Adyen, which competes with Stripe, PayPal, and Block, told shareholders in its 2023 annual letter that it had slowed the pace of its hiring to counter concerns that it was spending too aggressively on expanding its team, while its margins were being compressed.
Shares of the company were up more than 22% as of 6:40 a.m. ET. Adyen is due to hold an earnings call at 9 a.m. ET.
Here’s how the company did in its full-year results:
Net revenue: 1.626 billion euros ($1.75 billion), up 22% year-on-year. That’s broadly in line with expectations of 1.636 billion euros, according to LSEG, formerly Refinitiv
EBITDA (earnings before interest, tax, depreciation, and amortization): 743.0 million euros, up 2% year-on-year.

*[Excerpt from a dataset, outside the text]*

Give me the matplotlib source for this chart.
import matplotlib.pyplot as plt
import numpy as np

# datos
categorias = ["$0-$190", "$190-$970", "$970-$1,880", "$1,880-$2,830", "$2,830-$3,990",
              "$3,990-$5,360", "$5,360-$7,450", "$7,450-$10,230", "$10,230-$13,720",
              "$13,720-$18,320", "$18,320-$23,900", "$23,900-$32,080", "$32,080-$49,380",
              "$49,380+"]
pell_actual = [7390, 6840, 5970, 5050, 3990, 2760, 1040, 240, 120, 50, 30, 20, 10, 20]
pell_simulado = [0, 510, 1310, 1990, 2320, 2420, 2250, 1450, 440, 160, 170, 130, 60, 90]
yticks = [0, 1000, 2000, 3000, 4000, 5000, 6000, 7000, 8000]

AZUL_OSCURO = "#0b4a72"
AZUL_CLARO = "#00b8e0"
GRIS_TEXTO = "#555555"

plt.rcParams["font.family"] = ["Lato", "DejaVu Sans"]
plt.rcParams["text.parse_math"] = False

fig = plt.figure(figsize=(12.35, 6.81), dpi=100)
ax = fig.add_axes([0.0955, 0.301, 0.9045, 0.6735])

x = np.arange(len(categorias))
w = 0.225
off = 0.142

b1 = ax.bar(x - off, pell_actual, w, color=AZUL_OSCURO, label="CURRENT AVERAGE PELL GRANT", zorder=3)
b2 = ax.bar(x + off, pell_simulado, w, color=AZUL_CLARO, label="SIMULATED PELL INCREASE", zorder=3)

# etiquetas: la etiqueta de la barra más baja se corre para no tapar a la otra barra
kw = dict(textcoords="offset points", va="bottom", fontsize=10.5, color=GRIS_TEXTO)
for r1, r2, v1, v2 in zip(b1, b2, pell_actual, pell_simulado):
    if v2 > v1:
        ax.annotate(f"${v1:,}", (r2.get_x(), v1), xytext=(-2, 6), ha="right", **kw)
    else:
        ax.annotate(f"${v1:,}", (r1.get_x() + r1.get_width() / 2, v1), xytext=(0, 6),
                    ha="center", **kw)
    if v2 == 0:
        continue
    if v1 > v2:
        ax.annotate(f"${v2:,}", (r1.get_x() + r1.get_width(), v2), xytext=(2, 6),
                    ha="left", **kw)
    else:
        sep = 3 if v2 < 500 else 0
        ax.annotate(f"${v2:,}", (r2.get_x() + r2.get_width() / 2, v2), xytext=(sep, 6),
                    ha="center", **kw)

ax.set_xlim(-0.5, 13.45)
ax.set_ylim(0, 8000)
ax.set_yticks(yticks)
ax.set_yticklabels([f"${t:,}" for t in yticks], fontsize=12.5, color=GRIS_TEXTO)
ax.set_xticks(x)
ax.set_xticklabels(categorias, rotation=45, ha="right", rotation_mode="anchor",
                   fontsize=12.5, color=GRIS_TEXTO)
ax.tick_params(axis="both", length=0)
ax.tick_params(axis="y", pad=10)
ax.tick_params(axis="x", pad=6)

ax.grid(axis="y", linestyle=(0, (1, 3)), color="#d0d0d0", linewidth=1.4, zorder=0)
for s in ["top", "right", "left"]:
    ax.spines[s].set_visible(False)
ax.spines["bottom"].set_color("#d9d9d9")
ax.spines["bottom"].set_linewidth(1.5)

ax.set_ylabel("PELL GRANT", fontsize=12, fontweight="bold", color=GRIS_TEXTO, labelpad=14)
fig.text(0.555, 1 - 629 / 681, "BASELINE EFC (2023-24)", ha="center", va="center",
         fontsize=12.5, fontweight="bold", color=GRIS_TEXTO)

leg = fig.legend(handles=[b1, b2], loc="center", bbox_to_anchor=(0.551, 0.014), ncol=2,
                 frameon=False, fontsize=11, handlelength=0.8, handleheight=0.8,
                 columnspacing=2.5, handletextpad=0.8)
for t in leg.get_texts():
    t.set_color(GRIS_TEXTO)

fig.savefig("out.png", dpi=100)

Analysts had forecast EBITDA of 254.3 million euros, per LSEG
Adyen said its net revenue growth was driven by “continued growth across our existing customer base consistent with our underlying land-and-expand fundamentals.”

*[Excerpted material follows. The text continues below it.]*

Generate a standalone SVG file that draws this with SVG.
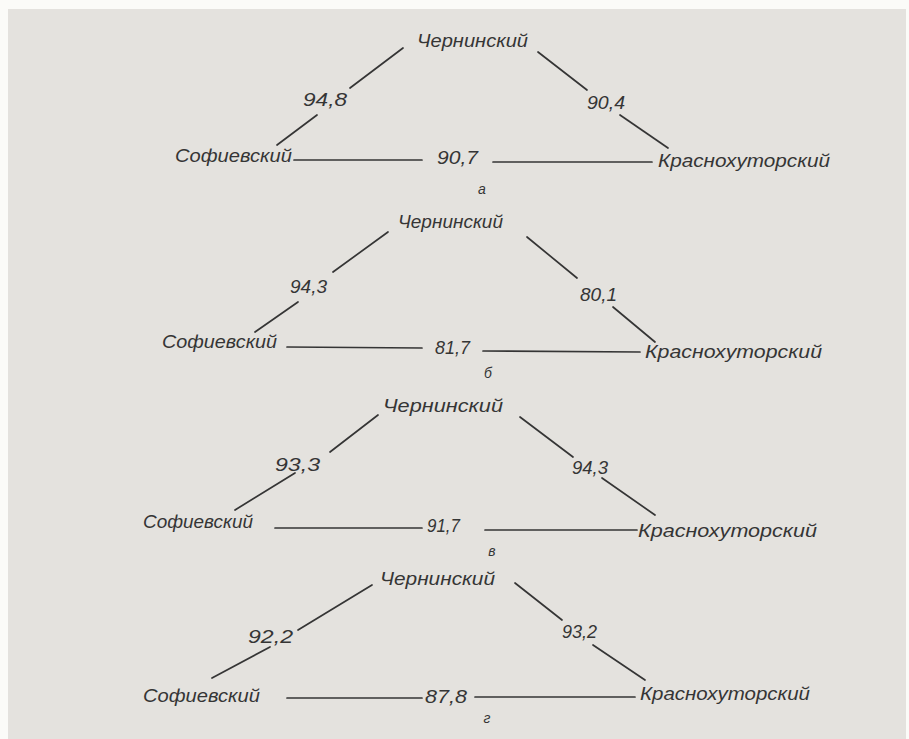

The company also said it “significantly expanded” its partnership with a single, unnamed existing digital customer, which contributed to better sales growth overall.

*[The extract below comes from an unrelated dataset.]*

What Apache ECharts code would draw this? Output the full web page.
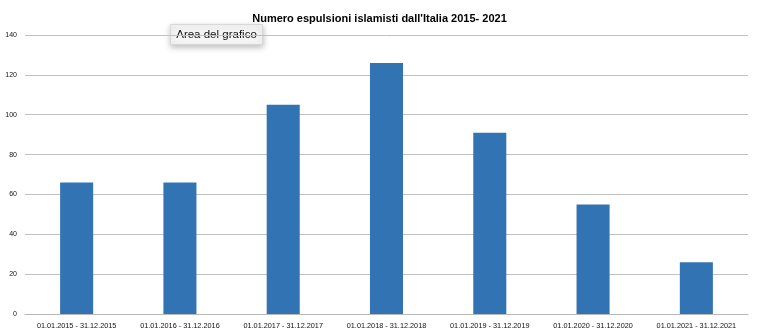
<!DOCTYPE html>
<html><head><meta charset="utf-8">
<script src="https://cdn.jsdelivr.net/npm/echarts@6/dist/echarts.min.js"></script>
<style>html,body{margin:0;padding:0;background:#fff}#c{width:759px;height:336px}</style>
</head><body><div id="c"></div>
<script>
var categories = ['01.01.2015 - 31.12.2015','01.01.2016 - 31.12.2016','01.01.2017 - 31.12.2017','01.01.2018 - 31.12.2018','01.01.2019 - 31.12.2019','01.01.2020 - 31.12.2020','01.01.2021 - 31.12.2021'];
var values = [66, 66, 105, 126, 91, 55, 26];
var yTicks = [0, 20, 40, 60, 80, 100, 120, 140];
var chart = echarts.init(document.getElementById('c'), null, {renderer:'canvas'});
chart.setOption({
  animation:false,
  backgroundColor:'#fff',
  title:{text:"Numero espulsioni islamisti dall'Italia 2015- 2021",left:'center',top:8,
    textStyle:{fontFamily:'Liberation Sans',fontSize:11,fontWeight:'bold',color:'#000'}},
  grid:{left:25,right:11,top:35,bottom:22,containLabel:false},
  xAxis:{type:'category',data:categories,
    axisLine:{lineStyle:{color:'#b8b8b8',width:1}},axisTick:{show:false},
    axisLabel:{fontFamily:'Liberation Sans',fontSize:7.3,color:'#111',margin:8,interval:0}},
  yAxis:{type:'value',min:yTicks[0],max:yTicks[yTicks.length-1],interval:20,
    axisLine:{show:false},axisTick:{show:false},
    splitLine:{lineStyle:{color:'#c0c0c0',width:1}},
    axisLabel:{fontFamily:'Liberation Sans',fontSize:7,color:'#111',margin:8}},
  series:[{type:'bar',data:values,barWidth:'32%',itemStyle:{color:'#3274b3'}}],
  graphic:[{type:'group',left:170,top:24,children:[
    {type:'rect',shape:{x:0,y:0,width:92,height:20},style:{fill:'#f6f6f6',stroke:'#d8d8d8',lineWidth:1,shadowBlur:6,shadowColor:'rgba(0,0,0,0.25)',shadowOffsetY:2}},
    {type:'text',x:46,y:10,style:{text:'Area del grafico',align:'center',verticalAlign:'middle',fontFamily:'Liberation Sans',fontSize:11.5,fill:'#111'}}
  ]}]
});
</script></body></html>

Adyen announced new global partnership deals with fintech firm Klarna and music streaming platform Spotify last year.
The company said that it gradually slowed down the pace of hiring significantly in the second half of the year, and that it was focusing on hiring outside of Amsterdam across tech and commercial teams.
The move intended to address investor concerns that the company was spending too aggressively on hiring while peers were cutting back on their capital expenditure.
“Without being specific on 2024, but confident commentary on mid-term execution, we believe shares will see a relief this morning given constant currency growth being well ahead of the soft-guided low20s 2024 growth, while ramps at Klarna and Shopify should further derisk,” analysts at Jefferies said in a note Thursday morning.
Adyen is one of several payment companies that faced an onslaught of challenges in 2023, including higher inflation, rising interest rates, and slowing consumer spending. These same factors put pressure on valuations of once-attractive payment darlings such as Stripe, one of Adyen’s closest competitors in the U.S., as well as PayPal, Block, and Worldline.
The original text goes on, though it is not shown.